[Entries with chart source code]
◆ ◆ ◆

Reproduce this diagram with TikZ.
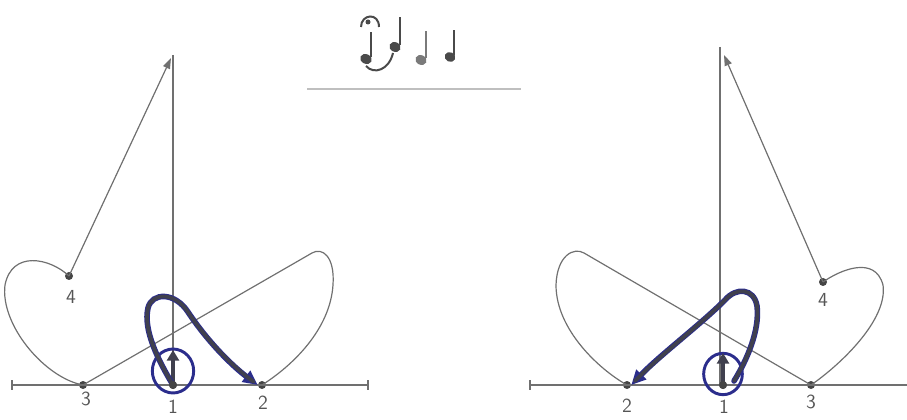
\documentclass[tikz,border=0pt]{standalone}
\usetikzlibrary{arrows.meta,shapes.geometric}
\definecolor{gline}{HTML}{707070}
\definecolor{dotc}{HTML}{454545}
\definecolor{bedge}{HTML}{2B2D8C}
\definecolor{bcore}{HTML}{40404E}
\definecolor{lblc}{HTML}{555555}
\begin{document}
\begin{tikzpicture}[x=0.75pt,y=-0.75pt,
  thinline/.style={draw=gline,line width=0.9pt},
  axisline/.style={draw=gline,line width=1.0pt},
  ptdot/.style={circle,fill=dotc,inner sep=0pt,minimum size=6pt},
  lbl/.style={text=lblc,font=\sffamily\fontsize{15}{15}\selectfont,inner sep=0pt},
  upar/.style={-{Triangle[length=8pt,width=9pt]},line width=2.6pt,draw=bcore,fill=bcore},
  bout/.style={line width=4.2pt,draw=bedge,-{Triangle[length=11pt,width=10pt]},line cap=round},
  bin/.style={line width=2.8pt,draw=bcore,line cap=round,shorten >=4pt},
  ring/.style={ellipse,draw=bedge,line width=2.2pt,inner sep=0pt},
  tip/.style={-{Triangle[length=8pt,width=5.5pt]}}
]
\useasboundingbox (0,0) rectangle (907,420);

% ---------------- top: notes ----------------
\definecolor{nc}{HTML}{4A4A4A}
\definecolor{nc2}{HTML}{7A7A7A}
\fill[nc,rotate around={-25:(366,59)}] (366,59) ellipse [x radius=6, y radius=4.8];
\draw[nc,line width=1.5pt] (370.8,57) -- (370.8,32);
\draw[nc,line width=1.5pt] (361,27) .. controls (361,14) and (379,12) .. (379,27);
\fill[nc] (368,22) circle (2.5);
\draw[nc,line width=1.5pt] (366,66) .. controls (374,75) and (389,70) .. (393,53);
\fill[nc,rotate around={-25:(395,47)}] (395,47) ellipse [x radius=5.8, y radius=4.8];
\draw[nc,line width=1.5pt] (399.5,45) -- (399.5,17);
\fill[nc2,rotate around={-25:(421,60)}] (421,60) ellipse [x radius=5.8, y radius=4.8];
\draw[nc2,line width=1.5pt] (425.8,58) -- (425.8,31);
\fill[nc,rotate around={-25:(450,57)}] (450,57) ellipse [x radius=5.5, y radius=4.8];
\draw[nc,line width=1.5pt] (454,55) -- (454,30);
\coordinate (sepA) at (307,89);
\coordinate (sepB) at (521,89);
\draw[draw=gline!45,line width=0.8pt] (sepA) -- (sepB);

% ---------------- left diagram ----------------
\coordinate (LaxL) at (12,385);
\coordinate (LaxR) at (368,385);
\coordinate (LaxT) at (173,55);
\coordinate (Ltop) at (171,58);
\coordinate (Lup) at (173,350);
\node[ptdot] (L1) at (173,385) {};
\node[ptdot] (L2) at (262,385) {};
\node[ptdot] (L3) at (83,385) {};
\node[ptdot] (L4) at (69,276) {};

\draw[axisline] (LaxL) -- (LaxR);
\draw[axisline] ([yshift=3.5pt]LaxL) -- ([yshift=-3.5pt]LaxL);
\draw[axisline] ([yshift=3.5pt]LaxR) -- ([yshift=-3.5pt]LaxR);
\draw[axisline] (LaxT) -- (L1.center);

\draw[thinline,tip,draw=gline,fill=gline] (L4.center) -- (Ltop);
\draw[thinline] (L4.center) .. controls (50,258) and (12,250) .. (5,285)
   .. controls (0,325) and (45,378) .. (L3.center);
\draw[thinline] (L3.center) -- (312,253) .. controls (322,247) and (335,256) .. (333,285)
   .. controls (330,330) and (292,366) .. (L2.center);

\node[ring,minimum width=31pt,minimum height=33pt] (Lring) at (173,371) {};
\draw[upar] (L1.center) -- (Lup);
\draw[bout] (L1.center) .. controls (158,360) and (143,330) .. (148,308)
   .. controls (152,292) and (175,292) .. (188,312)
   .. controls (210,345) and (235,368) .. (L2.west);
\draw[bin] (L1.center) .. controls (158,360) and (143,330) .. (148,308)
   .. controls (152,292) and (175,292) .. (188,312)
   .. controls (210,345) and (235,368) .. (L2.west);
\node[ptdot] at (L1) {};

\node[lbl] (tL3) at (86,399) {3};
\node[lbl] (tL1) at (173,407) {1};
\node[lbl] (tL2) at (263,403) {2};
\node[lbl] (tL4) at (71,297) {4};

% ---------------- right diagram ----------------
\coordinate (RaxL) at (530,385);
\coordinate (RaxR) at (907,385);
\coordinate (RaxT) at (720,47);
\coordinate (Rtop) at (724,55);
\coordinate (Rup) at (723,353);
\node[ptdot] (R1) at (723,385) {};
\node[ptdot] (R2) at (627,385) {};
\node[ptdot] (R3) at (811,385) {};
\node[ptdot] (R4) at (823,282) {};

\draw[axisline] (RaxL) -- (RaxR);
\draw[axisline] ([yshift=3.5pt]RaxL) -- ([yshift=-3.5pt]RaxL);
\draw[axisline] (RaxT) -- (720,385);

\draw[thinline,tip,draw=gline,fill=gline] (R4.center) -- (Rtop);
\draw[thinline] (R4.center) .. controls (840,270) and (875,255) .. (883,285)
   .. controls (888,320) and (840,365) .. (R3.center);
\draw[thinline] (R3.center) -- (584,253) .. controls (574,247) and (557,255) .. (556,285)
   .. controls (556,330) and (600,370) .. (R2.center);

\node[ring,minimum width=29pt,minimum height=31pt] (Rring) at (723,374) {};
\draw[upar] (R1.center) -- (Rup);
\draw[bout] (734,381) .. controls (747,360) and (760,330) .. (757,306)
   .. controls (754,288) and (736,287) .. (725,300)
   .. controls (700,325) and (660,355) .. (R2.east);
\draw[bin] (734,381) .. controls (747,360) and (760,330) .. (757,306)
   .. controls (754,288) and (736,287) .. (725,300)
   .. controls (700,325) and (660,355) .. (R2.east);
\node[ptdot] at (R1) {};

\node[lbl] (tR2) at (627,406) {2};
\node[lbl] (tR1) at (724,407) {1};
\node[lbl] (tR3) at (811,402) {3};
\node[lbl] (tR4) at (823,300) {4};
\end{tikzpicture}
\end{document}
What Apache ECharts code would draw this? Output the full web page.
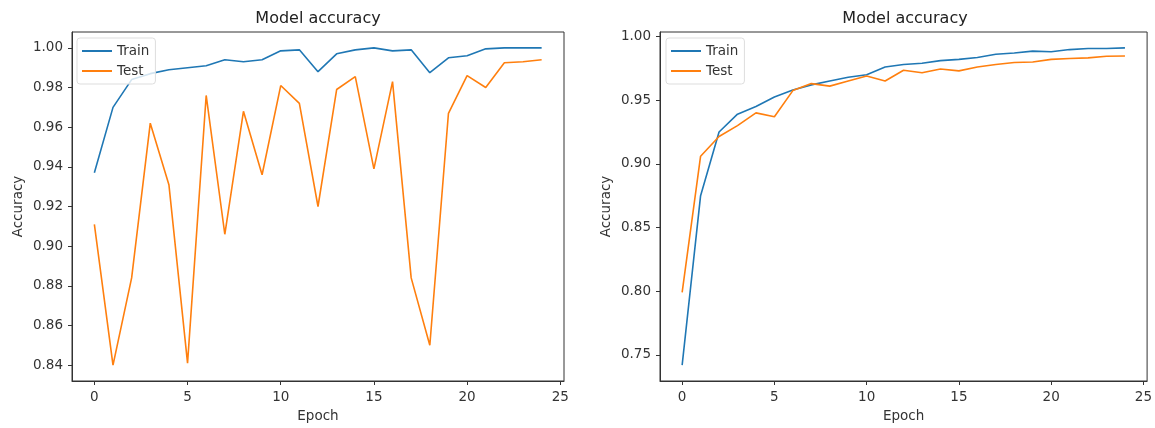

◆ ◆ ◆

Of all the lines in the listing above, how many contain the word "diagram"? Answer with the number alone.

▶ [SOLUTION]: 3